Problem to solve:
Print the lines that start the entries and continue through the one holding "en kvalificeret, løbende", please, exactly and with the pictures omitted.

[Plotting code records]
++++++++++++++++++++

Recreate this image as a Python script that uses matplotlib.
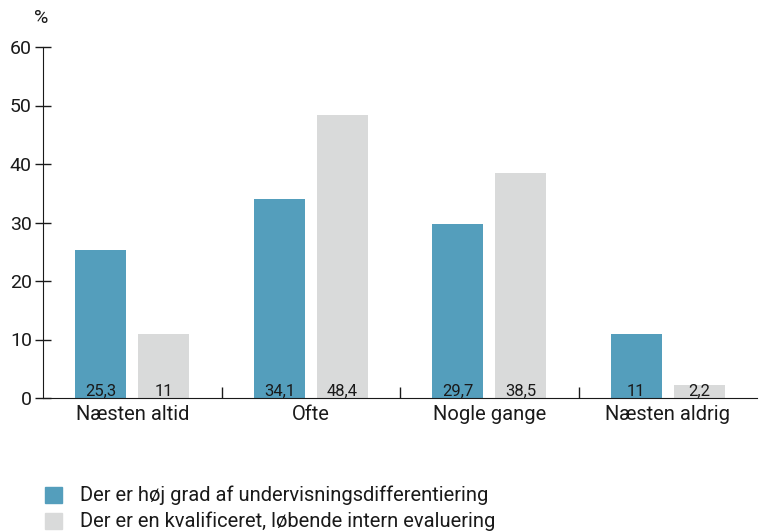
import matplotlib
matplotlib.use("Agg")
import matplotlib.pyplot as plt
import numpy as np
from matplotlib.patches import Rectangle

categories = ["Næsten altid", "Ofte", "Nogle gange", "Næsten aldrig"]
differentiering = [25.3, 34.1, 29.7, 11]
evaluering = [11, 48.4, 38.5, 2.2]
labels_diff = ["25,3", "34,1", "29,7", "11"]
labels_eval = ["11", "48,4", "38,5", "2,2"]
series_names = ["Der er høj grad af undervisningsdifferentiering",
                "Der er en kvalificeret, løbende intern evaluering"]

blue = "#549ebc"
grey = "#d9dada"
txt = "#1a1a1a"

plt.rcParams['font.family'] = ['Roboto', 'DejaVu Sans']

fig = plt.figure(figsize=(7.59, 5.32), dpi=100)
ax = fig.add_axes([43 / 759, 1 - 398 / 532, 714 / 759, 351 / 532])

x = np.arange(len(categories))
w = 0.285
off = 0.176
ax.bar(x - off, differentiering, w, color=blue)
ax.bar(x + off, evaluering, w, color=grey)

for i in range(len(categories)):
    ax.text(x[i] - off, -0.2, labels_diff[i], ha="center", va="bottom", fontsize=12, color=txt)
    ax.text(x[i] + off, -0.2, labels_eval[i], ha="center", va="bottom", fontsize=12, color=txt)

ax.set_xlim(-0.5, len(categories) - 0.5)
ax.set_ylim(0, 60)
ax.set_yticks(range(0, 61, 10))
ax.tick_params(axis="y", direction="inout", length=12, width=1, labelsize=14, colors=txt, pad=2)
ax.set_xticks(x)
ax.set_xticklabels(categories, fontsize=14.5, color=txt)
ax.tick_params(axis="x", length=0, pad=5)
# separators between categories
ax.set_xticks(np.arange(0.5, len(categories) - 0.5, 1), minor=True)
ax.tick_params(axis="x", which="minor", direction="in", length=8, width=1, color=txt)

for s in ["top", "right"]:
    ax.spines[s].set_visible(False)
ax.spines["left"].set_color(txt)
ax.spines["bottom"].set_color(txt)

fig.text(41 / 759, 1 - 18 / 532, "%", ha="center", va="center", fontsize=14, color=txt)

# legend
fig.patches.append(Rectangle((45 / 759, 1 - 503 / 532), 17 / 759, 16 / 532,
                             transform=fig.transFigure, color=blue))
fig.patches.append(Rectangle((45 / 759, 1 - 529 / 532), 17 / 759, 16 / 532,
                             transform=fig.transFigure, color=grey))
fig.text(80 / 759, 1 - 495 / 532, series_names[0], va="center", fontsize=14.5, color=txt)
fig.text(80 / 759, 1 - 521 / 532, series_names[1], va="center", fontsize=14.5, color=txt)

fig.savefig("out.png", dpi=100)
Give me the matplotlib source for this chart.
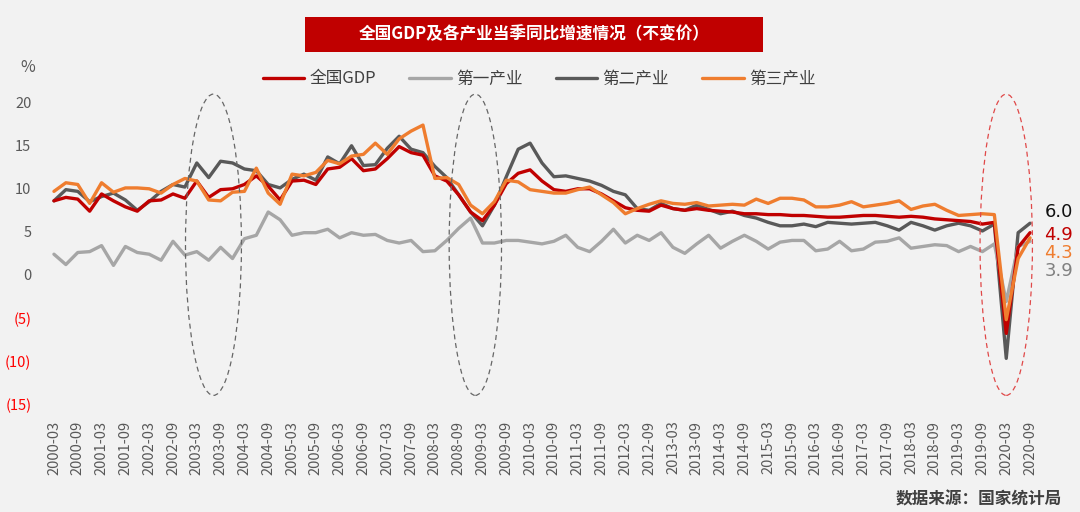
"""全国GDP及各产业当季同比增速情况（不变价）, quarterly 2000Q1-2020Q3."""
import matplotlib
matplotlib.use("Agg")
import matplotlib.pyplot as plt
from matplotlib.patches import Ellipse, Rectangle

plt.rcParams["font.family"] = ["Noto Sans CJK SC", "DejaVu Sans"]
plt.rcParams["axes.unicode_minus"] = False

# ---------- data ----------
quarters = [f"{y}-{m}" for y in range(2000, 2021) for m in ("03", "06", "09", "12")][:83]

gdp = [8.6, 9.0, 8.8, 7.4, 9.4, 8.6, 7.9, 7.4, 8.6, 8.7, 9.4, 8.9, 10.9, 9.0, 9.9, 10.0,
       10.5, 11.5, 10.3, 8.7, 10.9, 11.0, 10.5, 12.3, 12.5, 13.5, 12.1, 12.3, 13.5, 14.9,
       14.2, 13.9, 11.5, 10.9, 9.3, 7.3, 6.3, 8.1, 10.6, 11.8, 12.2, 10.9, 9.9, 9.7, 10.0,
       10.0, 9.4, 8.6, 7.8, 7.5, 7.4, 8.1, 7.7, 7.5, 7.7, 7.5, 7.4, 7.3, 7.1, 7.1, 7.0,
       7.0, 6.9, 6.9, 6.8, 6.7, 6.7, 6.8, 6.9, 6.9, 6.8, 6.7, 6.8, 6.7, 6.5, 6.4, 6.3,
       6.2, 5.9, 6.1, -6.8, 3.2, 4.9]
primary = [2.4, 1.2, 2.6, 2.7, 3.4, 1.1, 3.3, 2.6, 2.4, 1.7, 3.9, 2.3, 2.7, 1.7, 3.2, 1.9,
           4.2, 4.6, 7.3, 6.4, 4.6, 4.9, 4.9, 5.3, 4.3, 4.9, 4.6, 4.7, 4.0, 3.7, 4.0, 2.7,
           2.8, 4.0, 5.4, 6.6, 3.7, 3.7, 4.0, 4.0, 3.8, 3.6, 3.9, 4.6, 3.2, 2.7, 3.9, 5.3,
           3.7, 4.6, 4.0, 4.9, 3.2, 2.5, 3.6, 4.6, 3.1, 3.9, 4.6, 3.9, 3.0, 3.8, 4.0, 4.0,
           2.8, 3.0, 3.9, 2.8, 3.0, 3.8, 3.9, 4.3, 3.1, 3.3, 3.5, 3.4, 2.7, 3.3, 2.7, 3.6,
           -3.1, 3.3, 3.9]
secondary = [8.6, 9.9, 9.7, 8.5, 9.1, 9.5, 8.7, 7.5, 8.5, 9.7, 10.5, 10.2, 13.0, 11.3, 13.2,
             13.0, 12.3, 12.1, 10.5, 10.1, 11.1, 11.7, 11.0, 13.7, 12.9, 15.0, 12.7, 12.8,
             14.7, 16.1, 14.6, 14.2, 12.6, 11.3, 9.3, 7.3, 5.7, 8.1, 11.4, 14.6, 15.3, 13.0,
             11.4, 11.5, 11.2, 10.9, 10.4, 9.7, 9.3, 7.7, 7.5, 8.3, 7.7, 7.5, 8.1, 7.6, 7.1,
             7.4, 6.9, 6.6, 6.1, 5.7, 5.7, 5.9, 5.6, 6.1, 6.0, 5.9, 6.0, 6.1, 5.7, 5.2, 6.1,
             5.7, 5.2, 5.7, 6.0, 5.7, 5.1, 5.9, -9.7, 4.9, 6.0]
tertiary = [9.7, 10.7, 10.5, 8.3, 10.7, 9.6, 10.1, 10.1, 10.0, 9.5, 10.5, 11.2, 10.9, 8.7,
            8.6, 9.6, 9.7, 12.4, 9.5, 8.2, 11.7, 11.5, 11.9, 13.3, 12.9, 13.8, 14.0, 15.3,
            14.0, 15.8, 16.7, 17.4, 11.2, 11.3, 10.5, 8.1, 7.1, 8.5, 11.0, 10.8, 9.9, 9.7,
            9.5, 9.5, 9.9, 10.2, 9.3, 8.4, 7.1, 7.7, 8.2, 8.6, 8.3, 8.2, 8.4, 8.0, 8.1, 8.2,
            8.1, 8.8, 8.3, 8.9, 8.9, 8.7, 7.9, 7.9, 8.1, 8.5, 7.9, 8.1, 8.3, 8.6, 7.6, 8.0,
            8.2, 7.5, 6.9, 7.0, 7.1, 7.0, -5.2, 1.9, 4.3]

series_names = ["全国GDP", "第一产业", "第二产业", "第三产业"]
yticks = [-15, -10, -5, 0, 5, 10, 15, 20]
ytick_labels = ["(15)", "(10)", "(5)", "0", "5", "10", "15", "20"]

RED, LGRAY, DGRAY, ORANGE = "#c00000", "#a6a6a6", "#595959", "#ef7d2f"
BG = "#f2f2f2"


def main():
    fig = plt.figure(figsize=(10.8, 5.12), dpi=100, facecolor=BG)
    ax = fig.add_axes([48 / 1080, 1 - 404 / 512, 988 / 1080, 301.3 / 512], facecolor=BG)
    x = list(range(len(quarters)))

    kw = dict(lw=2.4, solid_joinstyle="round", solid_capstyle="round")
    l_gdp, = ax.plot(x, gdp, color=RED, zorder=4, **kw)
    l_pri, = ax.plot(x, primary, color=LGRAY, zorder=3, **kw)
    l_sec, = ax.plot(x, secondary, color=DGRAY, zorder=2, **kw)
    l_ter, = ax.plot(x, tertiary, color=ORANGE, zorder=5, **kw)

    ax.set_xlim(-0.5, len(quarters) - 0.5)
    ax.set_ylim(-15, 20)
    for s in ax.spines.values():
        s.set_visible(False)

    # x ticks every half year (03 / 09)
    xt = [i for i, q in enumerate(quarters) if q.endswith(("03", "09"))]
    ax.set_xticks(xt)
    ax.set_xticklabels([quarters[i] for i in xt], rotation=90, fontsize=10.5, color="#595959")
    ax.set_yticks(yticks)
    ax.set_yticklabels(ytick_labels, fontsize=10.5)
    for lab, v in zip(ax.get_yticklabels(), yticks):
        lab.set_color("#ff0000" if v < 0 else "#595959")
    ax.tick_params(length=0, axis="x", pad=12)
    ax.tick_params(length=0, axis="y", pad=12)

    # dashed ellipses marking the three shocks
    ax.add_patch(Ellipse((13.4, 3.5), 4.7, 35, fill=False, ls=(0, (4, 3)), lw=0.9,
                         ec="#666666", clip_on=False, zorder=6))
    ax.add_patch(Ellipse((35.4, 3.5), 4.4, 35, fill=False, ls=(0, (4, 3)), lw=0.9,
                         ec="#666666", clip_on=False, zorder=6))
    ax.add_patch(Ellipse((80.0, 3.5), 4.4, 35, fill=False, ls=(0, (4, 3)), lw=0.9,
                         ec="#e04848", clip_on=False, zorder=6))

    # latest values at the right edge
    last = [(secondary[-1], "#111111", 7.3), (gdp[-1], RED, 4.6),
            (tertiary[-1], ORANGE, 2.55), (primary[-1], "#808080", 0.45)]
    for val, col, ypos in last:
        ax.text(83.2, ypos, f"{val:.1f}", color=col, fontsize=13, va="center",
                ha="left", family="DejaVu Sans", clip_on=False)

    # title box
    fig.patches.append(Rectangle((305 / 1080, 1 - 52 / 512), 458 / 1080, 35 / 512,
                                 transform=fig.transFigure, fc=RED, ec="none"))
    fig.text(534 / 1080, 1 - 34.5 / 512, "全国GDP及各产业当季同比增速情况（不变价）",
             color="white", fontsize=12, fontweight="bold", ha="center", va="center")

    fig.text(28 / 1080, 1 - 67 / 512, "%", fontsize=11.5, color="#595959",
             ha="center", va="center")

    fig.legend([l_gdp, l_pri, l_sec, l_ter], series_names, ncol=4, frameon=False,
               loc="center", bbox_to_anchor=(539 / 1080, 1 - 79 / 512), fontsize=12,
               handlelength=2.5, handletextpad=0.3, columnspacing=2.0,
               labelcolor="#404040")

    fig.text(1062 / 1080, 1 - 499 / 512, "数据来源：国家统计局", fontsize=12,
             fontweight="bold", color="#404040", ha="right", va="center")

    fig.savefig("out.png", dpi=100, facecolor=BG)


if __name__ == "__main__":
    main()
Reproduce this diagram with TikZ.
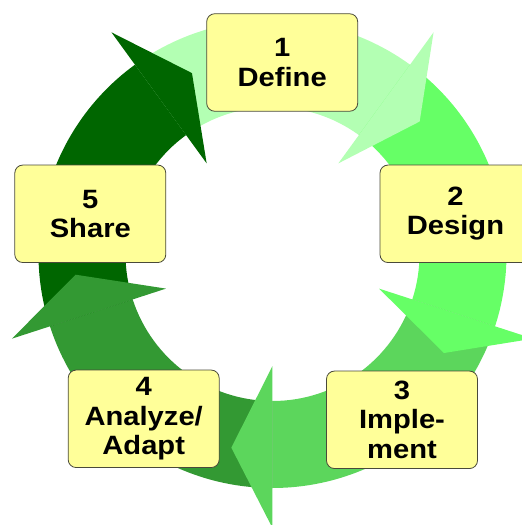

++++++++++++++++++++

Solution for this exercise:
Recreate this image as a Python script that uses matplotlib.
import matplotlib
matplotlib.use("Agg")
import matplotlib.pyplot as plt
import numpy as np
from matplotlib.patches import Rectangle

categories = ["Næsten altid", "Ofte", "Nogle gange", "Næsten aldrig"]
differentiering = [25.3, 34.1, 29.7, 11]
evaluering = [11, 48.4, 38.5, 2.2]
labels_diff = ["25,3", "34,1", "29,7", "11"]
labels_eval = ["11", "48,4", "38,5", "2,2"]
series_names = ["Der er høj grad af undervisningsdifferentiering",
                "Der er en kvalificeret, løbende intern evaluering"]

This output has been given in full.